Despite agreement on recommendations between European regulators, DCT unclarity remains.

The life of regulators is a constant struggle to stay abreast of developments that are always, by definition, ahead of them, and, notionally, a threat to them. As Pierre Joly, the president of the French pharmaceutical industry association SNIP (as it then was), famously remarked as far back as the early 1980s, "If industry was developing a new car it would start by designing the motor, but regulators would start by designing the brakes."

Regulators in Europe have just made a gallant attempt to catch up with something else they haven't designed: decentralized clinical trials. In the final working week of the year (in Europe, anyway—my apologies to those operating under stricter regimes), the European Commission, the Heads of Medicines Agencies and the European Medicines Agency have agreed on recommendations with the dual aim of facilitating the conduct of decentralized clinical trials (DCTs) but at the same time safeguarding both the well-being of participants and robustness and reliability of the data collected.

The move is welcome, because it responds to an evident reality driven largely by shifts in technology. The growing availability of digital tools and telemedicine make possible more mobile and local healthcare. The wider use of home health visits, remote monitoring and diagnostics, direct-to-patient shipment of study drugs and electronic informed consent has eased the introduction of approaches in which patients no longer necessarily have to travel to trial sites to participate in a trial, thus making trials accessible to a wider demographic of participants—and helpfully, reducing the drop-out rates that complicate or even frustrate so many trials.

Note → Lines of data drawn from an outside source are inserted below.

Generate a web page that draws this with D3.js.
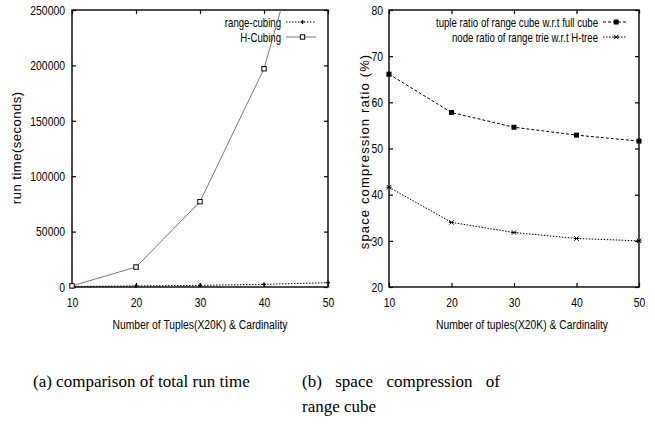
<!DOCTYPE html>
<html>
<head>
<meta charset="utf-8">
<script src="https://cdn.jsdelivr.net/npm/d3@7/dist/d3.min.js"></script>
<style>
  body { margin: 0; background: #fff; }
  svg { display: block; }
  text { font-family: "Liberation Sans", Arial, sans-serif; fill: #000; }
  .caption { font-family: "Liberation Serif", "Times New Roman", serif; font-size: 17px; }
</style>
</head>
<body>
<svg id="chart" width="655" height="425"></svg>
<script>
// x values shared by both panels
const cardinality = [10, 20, 30, 40, 50];
const xTicks = [10, 20, 30, 40, 50];

// (a) run time in seconds
const rangeCubing = [500, 900, 1500, 2400, 3900];
const hCubing = [1000, 18000, 77000, 197000, 400000];
const runTimeTicks = [0, 50000, 100000, 150000, 200000, 250000];

// (b) space compression ratio (%)
const tupleRatio = [66.1, 57.8, 54.6, 52.9, 51.6];
const nodeRatio = [41.6, 34.0, 31.8, 30.5, 30.0];
const ratioTicks = [20, 30, 40, 50, 60, 70, 80];

const svg = d3.select("#chart");

// shrink text horizontally to mimic gnuplot's narrow helvetica
function narrow(sel, k, adjust) {
  sel.each(function () {
    const w = this.getComputedTextLength();
    d3.select(this).attr("textLength", w * k).attr("lengthAdjust", adjust || "spacingAndGlyphs");
  });
}

function panel(opt) {
  const x = d3.scaleLinear().domain([10, 50]).range([opt.left, opt.right]);
  const y = d3.scaleLinear().domain(opt.yDomain).range([287, 10]);
  const g = svg.append("g");

  const clipId = "clip-" + opt.id;
  svg.append("clipPath").attr("id", clipId)
    .append("rect").attr("x", opt.left).attr("y", 10)
    .attr("width", opt.right - opt.left).attr("height", 277);

  // axes with inward ticks, mirrored on the opposite sides
  const ax = (gen, tr) => g.append("g").attr("transform", tr).call(gen)
    .call(s => s.select(".domain").remove())
    .call(s => s.selectAll("line").attr("stroke-width", 1.2))
    .call(s => s.selectAll("text").style("font-size", "13.5px").style("font-family", "Liberation Sans"));

  ax(d3.axisBottom(x).tickValues(xTicks).tickSize(-4).tickPadding(10).tickFormat(d3.format("d")), "translate(0,287)");
  ax(d3.axisTop(x).tickValues(xTicks).tickSize(-4).tickFormat(""), "translate(0,10)");
  ax(d3.axisLeft(y).tickValues(opt.yTicks).tickSize(-4).tickPadding(opt.yPad).tickFormat(d3.format("d")), `translate(${opt.left},0)`);
  ax(d3.axisRight(y).tickValues(opt.yTicks).tickSize(-4).tickFormat(""), `translate(${opt.right},0)`);
  g.selectAll(".tick text").call(narrow, 0.77);

  g.append("rect")
    .attr("x", opt.left).attr("y", 10)
    .attr("width", opt.right - opt.left).attr("height", 277)
    .attr("fill", "none").attr("stroke", "#000").attr("stroke-width", 1.4);

  // axis titles
  g.append("text")
    .attr("x", opt.xTitleX).attr("y", 329)
    .attr("text-anchor", "middle").style("font-size", "12px")
    .text(opt.xTitle).call(narrow, 0.86);
  g.append("text")
    .attr("transform", `translate(${opt.yTitleX},${opt.yTitleY}) rotate(-90)`)
    .attr("text-anchor", "middle").style("font-size", "13px")
    .text(opt.yTitle).call(narrow, opt.yTitleK, "spacing");

  // series
  opt.series.forEach((s, i) => {
    const pts = cardinality.map((c, j) => [c, s.values[j]]);
    const line = d3.line().x(d => x(d[0])).y(d => y(d[1]));
    g.append("path")
      .attr("d", line(pts))
      .attr("clip-path", `url(#${clipId})`)
      .attr("fill", "none")
      .attr("stroke", s.color)
      .attr("stroke-width", 1)
      .attr("stroke-dasharray", s.dash);
    const inside = pts.filter(d => d[1] <= opt.yDomain[1]);
    inside.forEach(d => marker(g, s.marker, x(d[0]), y(d[1])));

    // legend entry
    const ly = 22 + i * 15;
    g.append("text")
      .attr("x", opt.legendX).attr("y", ly + 4.5)
      .attr("text-anchor", "end").style("font-size", "13px")
      .text(s.name).call(narrow, opt.legendK);
    g.append("line")
      .attr("x1", opt.legendX + 5).attr("x2", opt.legendX + opt.sampleLen)
      .attr("y1", ly).attr("y2", ly)
      .attr("stroke", s.color).attr("stroke-width", 1)
      .attr("stroke-dasharray", s.dash);
    marker(g, s.marker, opt.legendX + 5 + (opt.sampleLen - 5) * 0.55, ly);
  });
}

function marker(g, type, cx, cy) {
  if (type === "openSquare") {
    g.append("rect").attr("x", cx - 2.2).attr("y", cy - 2.2).attr("width", 4.4).attr("height", 4.4)
      .attr("fill", "#fff").attr("stroke", "#000").attr("stroke-width", 1);
  } else if (type === "square") {
    g.append("rect").attr("x", cx - 2.5).attr("y", cy - 2.5).attr("width", 5).attr("height", 5)
      .attr("fill", "#000");
  } else if (type === "plus") {
    g.append("path").attr("d", `M${cx - 2},${cy}h4M${cx},${cy - 2}v4`)
      .attr("stroke", "#000").attr("stroke-width", 1.2);
  } else if (type === "star") {
    g.append("path")
      .attr("d", `M${cx - 2.2},${cy - 2.2}L${cx + 2.2},${cy + 2.2}M${cx - 2.2},${cy + 2.2}L${cx + 2.2},${cy - 2.2}M${cx - 2.6},${cy}h5.2`)
      .attr("stroke", "#000").attr("stroke-width", 1);
  }
}

panel({
  id: "a", left: 72, right: 328, yPad: 7,
  yDomain: [0, 250000], yTicks: runTimeTicks,
  xTitle: "Number of Tuples(X20K) & Cardinality", xTitleX: 200,
  yTitle: "run time(seconds)", yTitleX: 21, yTitleY: 148, yTitleK: 1.08,
  legendX: 281, legendK: 0.74, sampleLen: 35,
  series: [
    { name: "range-cubing", values: rangeCubing, color: "#000", dash: "1.5,1.5", marker: "plus" },
    { name: "H-Cubing", values: hCubing, color: "#777", dash: null, marker: "openSquare" }
  ]
});

panel({
  id: "b", left: 389, right: 639, yPad: 6,
  yDomain: [20, 80], yTicks: ratioTicks,
  xTitle: "Number of tuples(X20K) & Cardinality", xTitleX: 522,
  yTitle: "space compression ratio (%)", yTitleX: 369, yTitleY: 152, yTitleK: 1.18,
  legendX: 598, legendK: 0.74, sampleLen: 29,
  series: [
    { name: "tuple ratio of range cube w.r.t full cube", values: tupleRatio, color: "#000", dash: "3,2", marker: "square" },
    { name: "node ratio of range trie w.r.t H-tree", values: nodeRatio, color: "#000", dash: "1.5,1.5", marker: "star" }
  ]
});

// captions
svg.append("text").attr("class", "caption").attr("x", 33).attr("y", 387)
  .text("(a) comparison of total run time");

// justified first line of caption (b)
const words = ["(b)", "space", "compression", "of"];
const capLeft = 302, capRight = 500;
const wordNodes = words.map(w => svg.append("text").attr("class", "caption").attr("y", 387).text(w));
const widths = wordNodes.map(n => n.node().getComputedTextLength());
const gap = (capRight - capLeft - d3.sum(widths)) / (words.length - 1);
let cx = capLeft;
wordNodes.forEach((n, i) => { n.attr("x", cx); cx += widths[i] + gap; });
svg.append("text").attr("class", "caption").attr("x", capLeft).attr("y", 412).text("range cube");
</script>
</body>
</html>
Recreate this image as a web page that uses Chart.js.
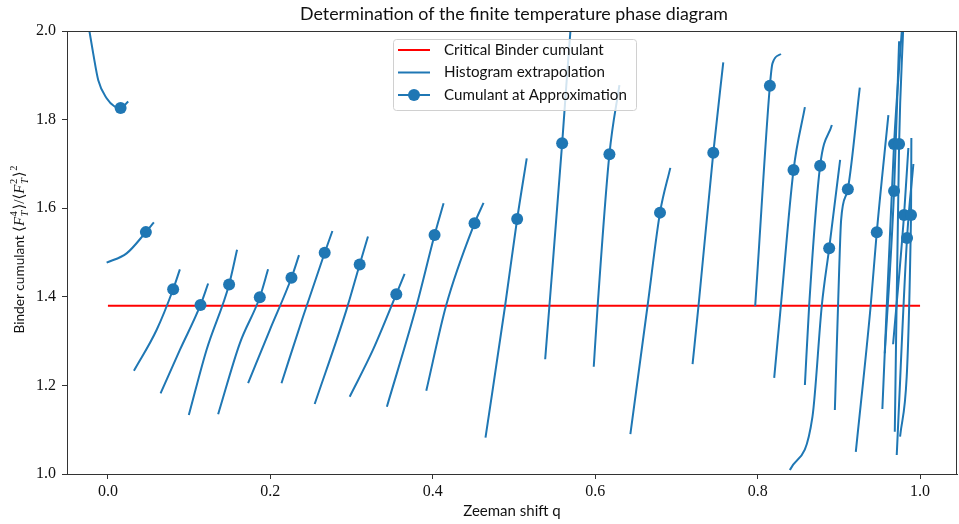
<!DOCTYPE html>
<html>
<head>
<meta charset="utf-8">
<script src="https://cdn.jsdelivr.net/npm/chart.js@4/dist/chart.umd.min.js"></script>
<style>
  html, body { margin: 0; padding: 0; background: #fff; overflow: hidden; }
  /* a little wider than the window: Chart.js keeps ~4px spare on the right */
  #wrap { width: 963px; height: 524px; }
</style>
</head>
<body>
<div id="wrap"><canvas id="chart"></canvas></div>
<script>
// Histogram extrapolation curves, one list per run (Zeeman shift q, Binder cumulant)
const histQ = [
    [-0.0230, -0.0181, -0.0119, -0.0016, 0.0086, 0.0156, 0.0250],
    [-0.0016, 0.0230, 0.0467, 0.0566],
    [0.0320, 0.0599, 0.0803, 0.0886],
    [0.0648, 0.0886, 0.1140, 0.1234],
    [0.0996, 0.1214, 0.1492, 0.1590],
    [0.1357, 0.1624, 0.1870, 0.1972],
    [0.1726, 0.1993, 0.2260, 0.2353],
    [0.2137, 0.2402, 0.2669, 0.2764],
    [0.2546, 0.2936, 0.3100, 0.3202],
    [0.2977, 0.3263, 0.3551, 0.3653],
    [0.3435, 0.3797, 0.4022, 0.4133],
    [0.3920, 0.4166, 0.4514, 0.4625],
    [0.4649, 0.4892, 0.5039, 0.5157],
    [0.5384, 0.5437, 0.5593, 0.5643, 0.5695],
    [0.5982, 0.6031, 0.6175, 0.6298],
    [0.6433, 0.6646, 0.6798, 0.6925],
    [0.7199, 0.7273, 0.7454, 0.7577],
    [0.7970, 0.7999, 0.8151, 0.8183, 0.8287],
    [0.8204, 0.8287, 0.8442, 0.8582],
    [0.8582, 0.8635, 0.8770, 0.8914],
    [0.8397, 0.8675, 0.8791, 0.8881, 0.9016],
    [0.8951, 0.9004, 0.9028, 0.9111, 0.9258],
    [0.9209, 0.9393, 0.9467, 0.9610],
    [0.9566, 0.9680, 0.9742],
    [0.9536, 0.9680, 0.9775],
    [0.9689, 0.9742, 0.9791],
    [0.9668, 0.9803, 0.9856],
    [0.9754, 0.9889, 0.9893],
    [0.9713, 0.9840, 0.9918]
];
const histB = [
    [2.002, 1.949, 1.889, 1.848, 1.829, 1.826, 1.841],
    [1.477, 1.498, 1.546, 1.568],
    [1.233, 1.325, 1.417, 1.462],
    [1.182, 1.280, 1.3815, 1.430],
    [1.133, 1.280, 1.428, 1.506],
    [1.135, 1.295, 1.399, 1.462],
    [1.205, 1.325, 1.443, 1.494],
    [1.205, 1.355, 1.4995, 1.5485],
    [1.158, 1.370, 1.473, 1.536],
    [1.1745, 1.280, 1.406, 1.4515],
    [1.152, 1.378, 1.5395, 1.611],
    [1.188, 1.3815, 1.566, 1.612],
    [1.082, 1.3815, 1.5756, 1.7126],
    [1.259, 1.3815, 1.7465, 1.874, 2.0],
    [1.242, 1.3815, 1.722, 1.878],
    [1.090, 1.3815, 1.590, 1.691],
    [1.248, 1.3815, 1.725, 1.929],
    [1.379, 1.4605, 1.8765, 1.927, 1.948],
    [1.217, 1.3815, 1.686, 1.828],
    [1.201, 1.3815, 1.696, 1.788],
    [1.009, 1.129, 1.3815, 1.5095, 1.709],
    [1.1445, 1.4605, 1.573, 1.643, 1.872],
    [1.050, 1.3815, 1.5456, 1.810],
    [1.2725, 1.6388, 1.9767],
    [1.1467, 1.7449, 2.0],
    [1.0955, 1.7449, 2.0],
    [1.2928, 1.5847, 1.7359],
    [1.0842, 1.5847, 1.7585],
    [1.0429, 1.5327, 1.6998]
];

// Cumulant at the approximated critical point
const markerQ = [0.0156, 0.0467, 0.0803, 0.1140, 0.1492, 0.1870, 0.2260, 0.2669, 0.3100, 0.3551,
    0.4022, 0.4514, 0.5039, 0.5593, 0.6175, 0.6798, 0.7454, 0.8151, 0.8442, 0.8770,
    0.8881, 0.9111, 0.9467, 0.9680, 0.9680, 0.9742, 0.9803, 0.9889, 0.9840];
const markerB = [1.826, 1.546, 1.417, 1.3815, 1.428, 1.399, 1.443, 1.4995, 1.473, 1.406,
    1.5395, 1.566, 1.5756, 1.7465, 1.722, 1.590, 1.725, 1.8765, 1.686, 1.696,
    1.5095, 1.643, 1.5456, 1.6388, 1.7449, 1.7449, 1.5847, 1.5847, 1.5327];

// Critical Binder cumulant
const criticalQ = [0.0, 1.0];
const criticalB = [1.38, 1.38];

const xTicks = [0.0, 0.2, 0.4, 0.6, 0.8, 1.0];
const yTicks = [1.0, 1.2, 1.4, 1.6, 1.8, 2.0];

const BLUE = '#1f77b4';
const SANS = 'Lato, "DejaVu Sans", sans-serif';
const SERIF = '"Liberation Serif", "DejaVu Serif", serif';

const datasets = [];
datasets.push({
    label: 'Critical Binder cumulant',
    data: criticalQ.map((q, i) => ({x: q, y: criticalB[i]})),
    showLine: true, borderColor: '#ff0000', borderWidth: 2, pointRadius: 0, order: 3
});
histQ.forEach((qs, k) => {
    datasets.push({
        label: 'Histogram extrapolation',
        data: qs.map((q, i) => ({x: q, y: histB[k][i]})),
        showLine: true, borderColor: BLUE, borderWidth: 2, pointRadius: 0,
        cubicInterpolationMode: 'monotone', order: 2
    });
});
datasets.push({
    label: 'Cumulant at Approximation',
    data: markerQ.map((q, i) => ({x: q, y: markerB[i]})),
    showLine: false, backgroundColor: BLUE, borderColor: BLUE, borderWidth: 0,
    pointRadius: 6, order: 1
});

// font size so that text takes a given width
function fitFont(ctx, text, family, width, style) {
    ctx.font = (style || '') + ' 20px ' + family;
    return 20 * width / ctx.measureText(text).width;
}

// title, frame, legend and y label drawn by hand (matplotlib style)
const decorations = {
    id: 'decorations',
    afterDraw(chart) {
        const ctx = chart.ctx;
        const a = chart.chartArea;
        ctx.save();
        // frame
        ctx.strokeStyle = '#333';
        ctx.lineWidth = 1;
        ctx.strokeRect(a.left + 0.5, a.top + 0.5, a.right - a.left - 1, a.bottom - a.top);

        // title
        const title = 'Determination of the finite temperature phase diagram';
        const ts = fitFont(ctx, title, SANS, 428);
        ctx.fillStyle = '#111';
        ctx.font = ts + 'px ' + SANS;
        ctx.textAlign = 'center';
        ctx.textBaseline = 'middle';
        ctx.fillText(title, 514, 14);

        // legend
        const lx = 393, ly = 39, lw = 243, lh = 71;
        ctx.fillStyle = 'rgba(255,255,255,0.8)';
        ctx.strokeStyle = '#d0d0d0';
        ctx.beginPath();
        ctx.roundRect(lx + 0.5, ly + 0.5, lw, lh, 3);
        ctx.fill();
        ctx.stroke();
        const items = [
            {text: 'Critical Binder cumulant', color: '#ff0000', marker: false},
            {text: 'Histogram extrapolation', color: BLUE, marker: false},
            {text: 'Cumulant at Approximation', color: BLUE, marker: true}
        ];
        const ls = fitFont(ctx, items[2].text, SANS, 183);
        items.forEach((it, i) => {
            const y = 50 + i * 22.5;
            ctx.strokeStyle = it.color;
            ctx.lineWidth = 2;
            ctx.beginPath();
            ctx.moveTo(398, y);
            ctx.lineTo(430, y);
            ctx.stroke();
            if (it.marker) {
                ctx.fillStyle = it.color;
                ctx.beginPath();
                ctx.arc(414, y, 6, 0, Math.PI * 2);
                ctx.fill();
            }
            ctx.fillStyle = '#111';
            ctx.font = ls + 'px ' + SANS;
            ctx.textAlign = 'left';
            ctx.textBaseline = 'middle';
            ctx.fillText(it.text, 444, y);
        });

        // y axis label with math
        const bs = fitFont(ctx, 'Binder cumulant', SANS, 98);
        const parts = [
            {t: 'Binder cumulant ', f: bs + 'px ' + SANS},
            {t: '\u27E8', f: '15px ' + SERIF},
            {t: 'F', f: 'italic 15px ' + SERIF},
            {sup: '4', sub: 'T'},
            {t: '\u27E9/\u27E8', f: '15px ' + SERIF},
            {t: 'F', f: 'italic 15px ' + SERIF},
            {sup: '2', sub: 'T'},
            {t: '\u27E9', f: '15px ' + SERIF},
            {sup: '2'}
        ];
        const smallUp = '10.5px ' + SERIF;
        const smallDn = 'italic 10.5px ' + SERIF;
        let total = 0;
        parts.forEach(p => {
            if (p.t) { ctx.font = p.f; p.w = ctx.measureText(p.t).width; }
            else {
                ctx.font = smallUp; let w = ctx.measureText(p.sup).width;
                if (p.sub) { ctx.font = smallDn; w = Math.max(w, ctx.measureText(p.sub).width); }
                p.w = w + 1.5;
            }
            total += p.w;
        });
        ctx.translate(20, 249);
        ctx.rotate(-Math.PI / 2);
        ctx.fillStyle = '#111';
        ctx.textAlign = 'left';
        ctx.textBaseline = 'middle';
        let x = -total / 2;
        parts.forEach(p => {
            if (p.t) { ctx.font = p.f; ctx.fillText(p.t, x, 0); }
            else {
                ctx.font = smallUp; ctx.fillText(p.sup, x + 0.5, -5.5);
                if (p.sub) { ctx.font = smallDn; ctx.fillText(p.sub, x + 0.5, 5); }
            }
            x += p.w;
        });
        ctx.restore();
    }
};

new Chart(document.getElementById('chart'), {
    type: 'scatter',
    data: {datasets: datasets},
    options: {
        responsive: true,
        maintainAspectRatio: false,
        animation: false,
        layout: {padding: {top: 31, right: 1, left: 0, bottom: 0}},
        plugins: {
            legend: {display: false},
            tooltip: {enabled: false},
            title: {display: false}
        },
        scales: {
            x: {
                type: 'linear',
                min: -0.0504,
                max: 1.0455,
                afterFit: s => { s.height = 50; s.paddingLeft = 0; s.paddingRight = 0; },
                afterBuildTicks: s => { s.ticks = xTicks.map(v => ({value: v})); },
                ticks: {
                    callback: v => v.toFixed(1),
                    font: {family: SERIF, size: 16},
                    color: '#111',
                    padding: 3
                },
                grid: {drawOnChartArea: false, drawTicks: true, tickLength: 5, color: '#333'},
                border: {display: true, color: '#333'},
                title: {
                    display: true,
                    text: 'Zeeman shift q',
                    font: {family: SANS, size: 15},
                    color: '#111',
                    padding: {top: 0, bottom: 4}
                }
            },
            y: {
                type: 'linear',
                min: 1.0,
                max: 2.0,
                afterFit: s => { s.width = 67; },
                afterBuildTicks: s => { s.ticks = yTicks.map(v => ({value: v})); },
                ticks: {
                    callback: v => v.toFixed(1),
                    font: {family: SERIF, size: 16},
                    color: '#111',
                    padding: 6
                },
                grid: {drawOnChartArea: false, drawTicks: true, tickLength: 5, color: '#333'},
                border: {display: true, color: '#333'}
            }
        }
    },
    plugins: [decorations]
});
</script>
</body>
</html>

The paper addresses the roles and responsibilities of the sponsor and investigator, electronic informed consent, the delivery of investigational medicinal products, trial related procedures at home, data management and monitoring in a decentralized clinical trial setting—many of the issues where clarity of procedure would obviously be helpful. But these are sketched out over little more than a dozen pages. The document itself can be seen here.

And Europe being Europe (with apologies again to those operating in more harmonized contexts), this is only a collection of recommendations, because even the august institutions that have put them together have no mandate to actually tell the countries of Europe what to do. As it says on the first page, "The views expressed…are not legally binding." They were put together by the European medicines regulatory network with experts from regulatory bodies responsible for the authorization of clinical trials, members of ethic committees, good clinical practice inspectors, methodology experts and representatives of patient organizations, and drafting of the paper was coordinated by the national officials and experts who make up the EU's clinical trials coordination group.

But "it is at the discretion of the member state involved in the assessment of a clinical trial whether the use of certain decentralized elements is acceptable in a specific clinical trial," the guidance makes clear. So although a helpful appendix provides an overview of the current national provisions applicable in each member state, this is explicitly "for guidance purposes only as it is not feasible to give a complete overview of all scenarios for implementing decentralized elements in a clinical trial." The recommendations are—on the admission of the authors—"a first and important step towards clarifying the use of DCTs in the EU." They are—unsurprisingly—expected to evolve as knowledge increases and experience is gained, and the overview of national provisions will be updated on a continuous basis.

So regulators across Europe are still only inching towards a coherent view, each applying its own touches on its own brakes, but with little more than signs saying "caution" at European level. Any definitive "go" or "stop" instructions are still a long way distant, and basically, on DCTs, you're still on your own in Europe.